My mother is gambling away every last penny -- and her financial independence. What should I do?

Last updated: May 05, 2008

Since my father's death two years ago, my 75-year-old mother's casual interest in bingo has turned into an obsession. Now her life revolves around bingo and casino gambling. She lives in Florida, where there's no shortage of gambling seniors to keep her company. And it's not a matter of if this situation will damage her financial independence, but when.

Because we had a miserable relationship when I was growing up, I have a terrible relationship with her now. I can't talk to her about the weather, much less about something that will clearly end up in a fight. But I'm also the executor of her will. Is it my responsibility to intervene as the executor -- and as her daughter? Or should I stay out of it, since it's her money?

You're not alone -- senior gambling is a touchy issue for many caregivers. And normally I'd encourage you to talk to your mother and try to help her find a way out of her addiction. But if that's not a possibility for you, given the history of your relationship, you need to protect yourself first and then do what you can for her.

No doubt your mother is hurting since her husband's death, and she's comforting herself with an addiction. Gambling may have even given her a new social network. It fills a void for her, as it does for many elders who feel lonely and "useless," and you may not be able to stop her. Ultimately, we're all responsible for our own decisions and actions. So you need to be okay with whatever decisions you make, regardless of the outcome. This is tricky because the decisions will be difficult and the outcome may not be rosy.

First, since you're the executor of her will, contact an attorney about your legal responsibilities and financial obligations. Make sure you speak to a lawyer in Florida, because each state handles wills and personal matters differently.

Second, if you can't intervene in this situation, are there any other family members or friends who can? How about someone in her religious community?

Third, you'll need to decide what you can live with. Think about how you would deal with these possible scenarios:

  • Your mother not only gambles all her money away but also goes into debt. Will you then be responsible for her debt?
  • Her health fails and she has to enter a state-run facility. Are you okay with that?
  • You need to become involved with her eventual care needs. How involved do you plan on being -- both in terms of your time and, if necessary, money?
  • The solution seems to be to remove her from her current living situation. Is she capable of building a new life in a new setting? How involved would you have to be, and would she resent your intrusion?
  • She eventually comes to you and asks for help or care -- many elderly people try to make peace with their families before they leave this world. How do you plan on handling this if it happens?

This last question is an important one. Some relationships are simply beyond repair, and you may have had to break bonds with your mother for your own mental health. If this is the case, accept that you are being a responsible daughter and caregiver by getting involved on whatever level you can. You're not obligated to step back into a toxic relationship.
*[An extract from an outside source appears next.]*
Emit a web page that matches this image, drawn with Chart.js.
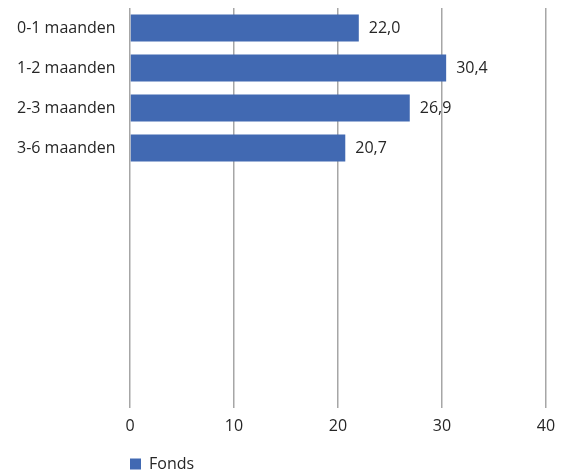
<!DOCTYPE html>
<html>
<head>
<meta charset="utf-8">
<script src="https://cdn.jsdelivr.net/npm/chart.js@4/dist/chart.umd.min.js"></script>
<style>
  html, body { margin: 0; padding: 0; background: #fff; }
</style>
</head>
<body>
<canvas id="myChart" width="572" height="475"></canvas>
<script>
// categories; the empty slots keep the open space under the bars
let categories = ["0-1 maanden", "1-2 maanden", "2-3 maanden", "3-6 maanden", "", "", "", "", "", ""];
let fonds = [22.0, 30.4, 26.9, 20.7, null, null, null, null, null, null];
let xTicks = [0, 10, 20, 30, 40];

const FONT = "'Open Sans', 'Noto Sans', sans-serif";
const TXT = "#262626";

// values next to the bar ends, written with a comma
const valueLabels = {
    id: "valueLabels",
    afterDatasetsDraw(chart) {
        const ctx = chart.ctx;
        const meta = chart.getDatasetMeta(0);
        ctx.save();
        ctx.font = "16px " + FONT;
        ctx.fillStyle = TXT;
        ctx.textAlign = "left";
        ctx.textBaseline = "middle";
        meta.data.forEach(function (bar, i) {
            let v = chart.data.datasets[0].data[i];
            if (v === null) return;
            ctx.fillText(v.toFixed(1).replace(".", ","), bar.x + 10, bar.y);
        });
        ctx.restore();
    }
};

new Chart("myChart", {
    type: "bar",
    data: {
        labels: categories,
        datasets: [{
            label: "Fonds",
            data: fonds,
            backgroundColor: "#4169b2",
            borderWidth: 0,
            barPercentage: 0.68,
            categoryPercentage: 1.0
        }]
    },
    options: {
        indexAxis: "y",
        responsive: false,
        animation: false,
        layout: { padding: { top: 8, right: 26, left: 17, bottom: -7 } },
        scales: {
            x: {
                min: 0,
                max: 40,
                afterBuildTicks(axis) { axis.ticks = xTicks.map(v => ({ value: v })); },
                afterFit(axis) { axis.height = 48; },
                grid: { color: "#a6a6a6", lineWidth: 1.5, drawTicks: false },
                border: { display: false },
                ticks: { color: TXT, font: { family: FONT, size: 16 }, padding: 9 }
            },
            y: {
                afterFit(axis) { axis.width = 113; },
                grid: { display: false, drawTicks: false },
                border: { display: false },
                ticks: {
                    color: TXT,
                    font: { family: FONT, size: 16, lineHeight: 1 },
                    padding: 0,
                    crossAlign: "far",
                    autoSkip: false
                }
            }
        },
        plugins: {
            legend: {
                position: "bottom",
                align: "start",
                fullSize: false,
                labels: {
                    color: TXT,
                    font: { family: FONT, size: 16 },
                    boxWidth: 11,
                    boxHeight: 11,
                    padding: 0
                }
            },
            tooltip: { enabled: false }
        }
    },
    plugins: [valueLabels]
});
</script>
</body>
</html>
But I also encourage you to examine whether there's any hope for reaching some sort of reconciliation with your mother before her death, even just within your own heart. For your sake, I hope that you can at least love her from a distance -- an emotional distance. However painful your past and your relationship with her, forgiveness and acceptance are part of healing. If you can find a way to them, it may give you -- perhaps both of you --- a sense of personal peace.